Having this node numbering we can define the following tree navigation operations:
fist_child(i) = select0(rank1(i + 1)) + 1– finds position of the first child for node at the position
last_child(i) = select0(rank1(i + 1) + 1) - 1– finds position of the last child for node at the position
parent(i) = select1(rank0(i + 1))– finds position of the parent for the node at the position
children(i) = last_child(i) - first_child(i)– return number of children for node at the position
child(i, num) = first_child(i) + num– returns position of num-th child for the node at the position
num >= 0;
is_node(i) = LOUDS[i] == 1 ? true : false– checks if
i-th position in tree node.
Note that navigation operations only defined for positions
i for those
is_leaf(i) == true.
Let we find number of the first child for the node 8.
select1(8) = 11;
first_child(11) = select0(rank1(11 + 1)) + 1 = select0(8) + 1 = 19;
rank1(19 + 1) = 12.
The first child for node 8 is node 12.
The following figure shows how the parent() operation works:
Node numbers are valid only until insertion (or deletion) into the tree. Additional data structure is necessary to keep track of node positions after tree structure updates.
Labelled tree is a LOUDS tree with a fixed set of numbers (or ‘labels’) associated with each node. It is implemented as multistream balanced tree where the first stream is dynamic bit vector with rank/select support, and the rest are streams for each label.
Streams elements distribution is very simple for this data structures. Each label belongs to a tree node that is coded by position of ‘1’ in LOUDS. Each leaf of balanced tree has some subsequence of the LOUDS.
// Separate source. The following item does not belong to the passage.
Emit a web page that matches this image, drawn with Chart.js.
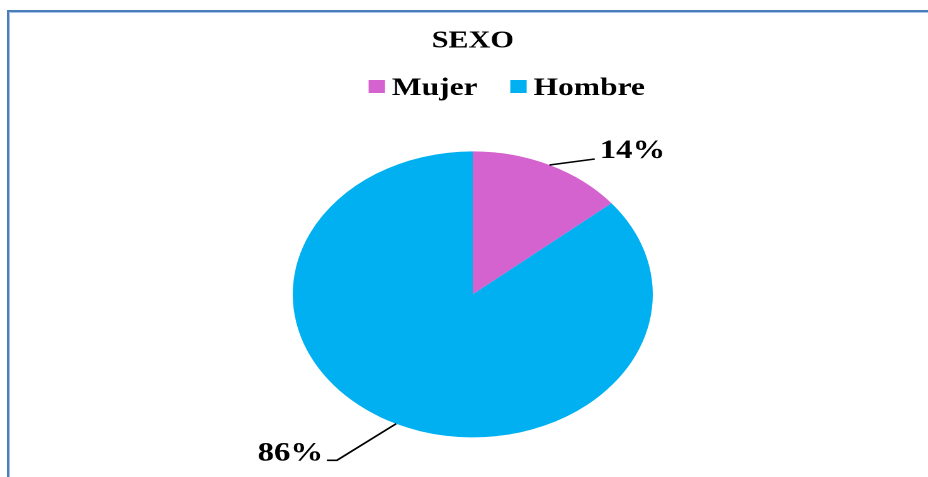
<!DOCTYPE html>
<html>
<head>
<meta charset="utf-8">
<title>SEXO</title>
<script src="https://cdn.jsdelivr.net/npm/chart.js@4.4.1/dist/chart.umd.min.js"></script>
<style>
  html, body { margin:0; padding:0; background:#fff; overflow:hidden; }
  body { width:928px; height:477px; position:relative; }
  /* blue frame of the original sheet */
  #frame { position:absolute; left:7px; top:10px; width:940px; height:480px;
           border-left:2px solid #4a7ebb; border-top:2px solid #4a7ebb;
           box-shadow: inset 1px 1px 0 #a9c3e8; }
  /* the original chart is stretched sideways, so stretch the whole canvas */
  #stretch { position:absolute; left:0; top:0; width:737px; height:490px;
             transform:scaleX(1.259); transform-origin:0 0; }
</style>
</head>
<body>
<div id="frame"></div>
<div id="stretch"><canvas id="pie" width="737" height="490"></canvas></div>

<script>
// data
const chartTitle = 'SEXO';
const categories = ['Mujer', 'Hombre'];
const percentages = [14, 86];
const sliceColors = ['#d462cf', '#00b0f0'];

const serif = "'Liberation Serif', 'Times New Roman', serif";

// legend drawn by hand: tighter box/text gap than the built-in one
const legendRow = {
  id: 'legendRow',
  afterDraw(chart){
    const ctx = chart.ctx, a = chart.chartArea;
    ctx.save();
    ctx.font = 'bold 25px ' + serif;
    const box = 13, gap = 5.5, between = 26, baseline = 95;
    const widths = categories.map(c => ctx.measureText(c).width);
    const total = widths.reduce((s, w) => s + box + gap + w, 0) + between * (categories.length - 1);
    let x = (a.left + a.right) / 2 + 27 - total / 2;
    ctx.textBaseline = 'alphabetic';
    categories.forEach((c, i) => {
      ctx.fillStyle = sliceColors[i];
      ctx.fillRect(x, baseline - 15, box, box);
      x += box + gap;
      ctx.fillStyle = '#000';
      ctx.fillText(c, x, baseline);
      x += widths[i] + between;
    });
    ctx.restore();
  }
};

// percent labels with leader lines outside the pie
const pieLabels = {
  id: 'pieLabels',
  afterDatasetsDraw(chart){
    const ctx = chart.ctx;
    const meta = chart.getDatasetMeta(0);
    ctx.save();
    ctx.font = 'bold 26px ' + serif;
    ctx.fillStyle = '#000';
    ctx.strokeStyle = '#000';
    ctx.lineWidth = 1.6;
    ctx.textBaseline = 'alphabetic';
    meta.data.forEach((arc, i) => {
      const p = arc.getProps(['x', 'y', 'startAngle', 'endAngle', 'outerRadius'], true);
      const mid = (p.startAngle + p.endAngle) / 2;
      const px = p.x + Math.cos(mid) * p.outerRadius;
      const py = p.y + Math.sin(mid) * p.outerRadius;
      const txt = percentages[i] + '%';
      ctx.beginPath();
      ctx.moveTo(px, py);
      if (Math.cos(mid) >= 0) {
        ctx.lineTo(px + 36, py - 6);
        ctx.stroke();
        ctx.textAlign = 'left';
        ctx.fillText(txt, px + 40, py - 7);
      } else {
        ctx.lineTo(px - 47, py + 36.5);
        ctx.lineTo(px - 55, py + 36.5);
        ctx.stroke();
        ctx.textAlign = 'right';
        ctx.fillText(txt, px - 58, py + 36.5);
      }
    });
    ctx.restore();
  }
};

function renderChart(){
  const ctx = document.getElementById('pie').getContext('2d');
  new Chart(ctx, {
    type: 'pie',
    data: {
      labels: categories,
      datasets: [{
        data: percentages,
        backgroundColor: sliceColors,
        borderWidth: 0,
        radius: 143
      }]
    },
    options: {
      responsive: false,
      animation: false,
      devicePixelRatio: 2,
      events: [],
      layout: { padding: { left: 14, right: 0, top: 0, bottom: 11 } },
      plugins: {
        legend: { display: false },
        tooltip: { enabled: false },
        title: {
          display: true,
          text: chartTitle,
          color: '#000',
          font: { family: serif, size: 24, weight: 'bold' },
          padding: { top: 27, bottom: 54 }
        }
      }
    },
    plugins: [pieLabels, legendRow]
  });
}

document.addEventListener('DOMContentLoaded', renderChart);
</script>
</body>
</html>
Let we have a LOUDS sub-stream of size N with M 1s for a given leaf. Then this leaf must contain M labels in each label stream. The following expressions links together node and level positions withing a leaf:
label_idx = rank1(node_idx + 1) - 1;
node_idx = select1(label_idx + 1);
label_idx is in [0, M) and
node_idx is in [0, N)
LabeledTree uses balanced partial sum tree as a basic data structure. Because of that it optionally supports partial sums of labels is specified tree node range. The most interesting range is
[0, node_idx). See Multiary Wavelet Tree for details.
In ordered trees like in the example above, all children nodes are naturally ordered, and a node may have arbitrary number of children. In the cardinal tree of degree $D$, a node always have $D$ children, but some children can be omitted. And this information is stored in the tree, like “child $i$ is absent”. Binary search trees are cardinal trees of degree 2.
Cardinal tree of degree 4 (and greater, where degree is a power of 2) is a trie-based (or region-based) Quad Tree.
Cardinal LOUDS tree can be implemented either as a labelled tree, where node labels (from 0 to $D-1$) are cardinal labels (for sparse cardinal trees like spatial trees), or by using a searchable bitmap specifying which children are present. The bitmap can be compressed, saving space for sparse cases.
LOUDS trees are especially important type of compact/succinct trees, because all children of a node are stored linearly in memory, that is DRAM-friendly: traversal of a tree is a series of liner scans split by random jumps. But the number of random jumps is much smaller comparing to other types of trees. LOUDS trees do not require any specific hardware support, providing that searchable bitmap is fully accelerated.